Meu dia de Forest Gump

Passei uma manhã no banco de uma praça no Rio de Janeiro conversando com quem sentava ao meu lado.

Por uma dessas bobeiras da vida deixei meu visto para os Estados Unidos vencer. Em Belo Horizonte só tem escritório consular, se o visto ainda está com validade, mas em período próximo do vencimento, conseguimos renovar por aqui mesmo, mas, se vencer, baubau. Temos que começar o processo do zero e fazer a entrevista em um dos consulados, no caso do Brasil, no Rio de Janeiro, São Paulo, Brasília, Recife ou Porto Alegre.

Não estava com nenhuma viagem programada para o exterior e desliguei completamente do período de vencimento do meu visto, e para a entrevista escolhi o Consulado no Rio de Janeiro, por dois motivos: ser mais próximo de BH, portanto menos tempo de voo e passagens mais baratas; e proximidade com o aeroporto, poderia ir a pé.

Marquei a primeira ida para final de junho. Acordei às 4h e fui para Confins, mas o aeroporto de Santos Dumont estava fechado. Esperei até o último minuto possível, que ainda desse tempo de chegar para a entrevista, mas nada. Voltei pra trás e remarquei para a semana passada.

Tudo certo. Cheguei cedo no Rio e fui direto para o Consulado acompanhada de um rapaz que tinha o mesmo destino. Fiquei surpresa, achei que entraríamos e ficaríamos aguardando em uma sala de espera, e seríamos chamados aos poucos. Ledo engano. A fila inicial é montada no passeio, pelo horário da entrevista.

Uma funcionária do consulado – brasileira, diga-se de passagem –, pergunta de forma nada gentil nosso horário. Como o meu era 11h45, ela respondeu de forma bem grosseira que era para eu dar uma volta pelas redondezas e retornar próximo ao meu horário. Como minha primeira tentativa de ir para o Rio foi frustrada pelo clima, e várias pessoas do voo iam para entrevista, e ninguém compareceu, pensei que outras pessoas também pudessem faltar e que seria possível antecipar meu horário. Questionei sobre isso, e novamente, com a educação que ela não tinha, respondeu: “de jeito nenhum”.

Não me restou outra alternativa se não passear pela Candelária às 8h30 da manhã. Fui tomar um café, assentei e comecei minha manhã de Forest Gump. Dividi mesa com um rapaz e conversamos um pouco. Ele é do Rio, tinha acabado chegar de São Paulo, me contou um pouco de sua história e me sugeriu visitar o Museu de Belas Artes, ao lado do Teatro Municipal. Achei ótima a ideia.

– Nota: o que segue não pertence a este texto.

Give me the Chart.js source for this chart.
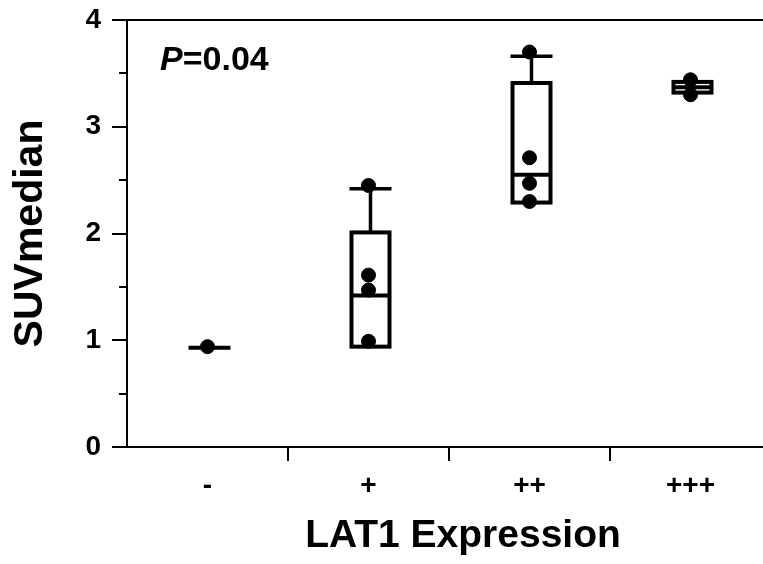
<!DOCTYPE html>
<html>
<head>
<meta charset="utf-8">
<script src="https://cdn.jsdelivr.net/npm/chart.js@4.4.1/dist/chart.umd.min.js"></script>
<style>
  html, body { margin: 0; padding: 0; background: #fff; overflow: hidden; }
  #wrap { width: 780px; height: 564px; }
</style>
</head>
<body>
<div id="wrap"><canvas id="suvChart" width="780" height="564"></canvas></div>
<script>
var categories = ['-', '+', '++', '+++'];

// box summary for each LAT1 group
var boxMin = [0.93, 0.94, 2.29, 3.32];
var boxQ1 = [0.93, 0.94, 2.29, 3.32];
var boxMedian = [0.93, 1.42, 2.55, 3.37];
var boxQ3 = [0.93, 2.01, 3.41, 3.42];
var boxMax = [0.93, 2.42, 3.66, 3.42];

// single patients
var ptsNeg = [0.94];
var ptsPlus = [2.45, 1.61, 1.47, 0.99];
var ptsPlus2 = [3.70, 2.71, 2.47, 2.30];
var ptsPlus3 = [3.44, 3.30];

var pText = '=0.04';
var fontFam = '"Liberation Sans", Arial, Helvetica, sans-serif';

var allPts = [ptsNeg, ptsPlus, ptsPlus2, ptsPlus3];
var scatterData = [];
for (var g = 0; g < allPts.length; g++) {
  for (var k = 0; k < allPts[g].length; k++) {
    scatterData.push({x: categories[g], y: allPts[g][k]});
  }
}

var boxPlugin = {
  id: 'boxPlot',
  beforeDatasetsDraw: function(chart) {
    var ctx = chart.ctx, xs = chart.scales.x, ys = chart.scales.y;
    var area = chart.chartArea;
    ctx.save();
    ctx.strokeStyle = '#000';
    ctx.lineCap = 'butt';

    // axis ticks (major + minor) and top frame line
    ctx.lineWidth = 2;
    for (var v = 0; v <= 4; v += 0.5) {
      var py = Math.round(ys.getPixelForValue(v));
      var len = (v % 1 === 0) ? 15 : 8;
      ctx.beginPath();
      ctx.moveTo(area.left - len, py);
      ctx.lineTo(area.left, py);
      ctx.stroke();
    }
    ctx.beginPath();
    ctx.moveTo(area.left, Math.round(ys.getPixelForValue(4)));
    ctx.lineTo(area.right, Math.round(ys.getPixelForValue(4)));
    ctx.stroke();
    for (var i = 0; i < categories.length - 1; i++) {
      var bx = Math.round((xs.getPixelForValue(i) + xs.getPixelForValue(i + 1)) / 2);
      ctx.beginPath();
      ctx.moveTo(bx, area.bottom);
      ctx.lineTo(bx, area.bottom + 14);
      ctx.stroke();
    }

    // boxes and whiskers
    for (var j = 0; j < categories.length; j++) {
      var cx = xs.getPixelForValue(j) + 2;
      var half = 19;
      var yTop = ys.getPixelForValue(boxQ3[j]);
      var yBot = ys.getPixelForValue(boxQ1[j]);
      var yMed = ys.getPixelForValue(boxMedian[j]);
      ctx.lineWidth = 3.5;
      if (boxMax[j] > boxQ3[j]) {
        var yMax = ys.getPixelForValue(boxMax[j]);
        ctx.beginPath();
        ctx.moveTo(cx, yTop);
        ctx.lineTo(cx, yMax);
        ctx.moveTo(cx - 21, yMax);
        ctx.lineTo(cx + 21, yMax);
        ctx.stroke();
      }
      if (boxMin[j] < boxQ1[j]) {
        var yMin = ys.getPixelForValue(boxMin[j]);
        ctx.beginPath();
        ctx.moveTo(cx, yBot);
        ctx.lineTo(cx, yMin);
        ctx.moveTo(cx - 21, yMin);
        ctx.lineTo(cx + 21, yMin);
        ctx.stroke();
      }
      ctx.lineWidth = 4;
      if (boxQ3[j] > boxQ1[j]) {
        ctx.fillStyle = '#fff';
        ctx.fillRect(cx - half, yTop, half * 2, yBot - yTop);
        ctx.strokeRect(cx - half, yTop, half * 2, yBot - yTop);
        ctx.beginPath();
        ctx.moveTo(cx - half, yMed);
        ctx.lineTo(cx + half, yMed);
        ctx.stroke();
      } else {
        ctx.beginPath();
        ctx.moveTo(cx - 21, yMed);
        ctx.lineTo(cx + 21, yMed);
        ctx.stroke();
      }
    }
    ctx.restore();
  },
  afterDraw: function(chart) {
    var ctx = chart.ctx, area = chart.chartArea, ys = chart.scales.y;
    ctx.save();
    ctx.fillStyle = '#000';
    ctx.textBaseline = 'alphabetic';
    // P value
    var px = area.left + 33, py = ys.getPixelForValue(4) + 50;
    ctx.font = 'italic bold 34px ' + fontFam;
    ctx.textAlign = 'left';
    ctx.fillText('P', px, py);
    var w = ctx.measureText('P').width;
    ctx.font = 'bold 34px ' + fontFam;
    ctx.fillText(pText, px + w, py);
    // x axis title
    ctx.font = 'bold 39px ' + fontFam;
    ctx.textAlign = 'center';
    ctx.fillText('LAT1 Expression', 463, 547);
    ctx.restore();
  }
};

const suvCanvas = document.getElementById('suvChart');

let suvChart = new Chart(suvCanvas, {
  type: 'scatter',
  data: {
    labels: categories,
    datasets: [{
      label: 'SUVmedian',
      data: scatterData,
      backgroundColor: '#000',
      borderColor: '#000',
      pointRadius: 7,
      pointHoverRadius: 7
    }]
  },
  plugins: [boxPlugin],
  options: {
    responsive: false,
    animation: false,
    layout: { padding: { top: 20, right: 9, left: 0, bottom: 0 } },
    plugins: {
      legend: { display: false },
      tooltip: { enabled: false }
    },
    scales: {
      x: {
        type: 'category',
        labels: categories,
        offset: true,
        grid: { display: false, drawTicks: false },
        border: { display: true, color: '#000', width: 2 },
        ticks: {
          color: '#000',
          padding: 22,
          font: { family: fontFam, size: 28, weight: 'bold' }
        },
        afterFit: function(scale) {
          scale.height = 117;
          scale.paddingLeft = 0;
          scale.paddingRight = 0;
        }
      },
      y: {
        min: 0,
        max: 4,
        grid: { display: false, drawTicks: false },
        border: { display: true, color: '#000', width: 2 },
        ticks: {
          stepSize: 1,
          color: '#000',
          padding: 26,
          font: { family: fontFam, size: 28, weight: 'bold' }
        },
        title: {
          display: true,
          text: 'SUVmedian',
          color: '#000',
          padding: { top: 6, bottom: 0 },
          font: { family: fontFam, size: 41, weight: 'bold' }
        },
        afterFit: function(scale) {
          scale.width = 127;
          scale.paddingTop = 0;
          scale.paddingBottom = 0;
        }
      }
    }
  }
});
</script>
</body>
</html>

Me dirigi para o museu, mas infelizmente estava fechado. Decidi então sentar em um dos bancos da praça, tomar um pouco de vitamina D enquanto fazia palavras cruzadas, porque o celular tinha ficado no guarda-volumes do aeroporto – não se pode entrar com nenhum aparelho eletrônico no consulado, nem mesmo desligado.

Uma senhora sentou ao meu lado, esperava dar a hora de entrar no trabalho. Mais um bom papo. Ela saiu. Fiquei observando os grupos de turistas e ao mesmo tempo, preocupada com os moradores de rua, um grupo bem grande de homens enormes que estavam por ali, bastante intimidadores. Rapidamente chegou outra senhora, sentou e puxou conversa. Trabalha na Câmara dos Vereadores, que também fica na praça. Mais casos, muitas críticas a todos os políticos e ela se foi. O sol ficou forte e mudei de banco.

De costas senta um rapaz, que fica reparando nas pessoas e solta um comentário em voz alta: “hoje tem muito doido por aqui”, se referindo a dois homens que tinham acabado de passar, separadamente, falando sozinhos, brigando com o nada. Respondi, “é mesmo”. E sem mais nem menos ele fala que está esperando dar a hora de entrar no trabalho, apesar de não ser sua função principal. Está afastado por ser esquizofrênico, mas está medicado. Conversamos muito, ele mesmo não soube dizer por que de contou sobre sua doença, mas ficou feliz de não encontrar em mim nenhum tipo de preconceito. Disse que não consegue trabalhar mais de quatro horas, porque é muito agitado e ansioso. Mas achei curioso uma pessoa com problemas psiquiátricos criticar “coleguinhas”.

Nesse vai e vem de gente, de conversas e casos, deu 11h e retornei para o consulado. Outra funcionária, dessa vez muito educada, pediu meu passaporte e autorizou minha entrada. Rapidamente fui chamada e em menos de dez minutos estava liberada com meu visto autorizado. Mais uma vez percebi que muitas vezes a arte é que imita a vida.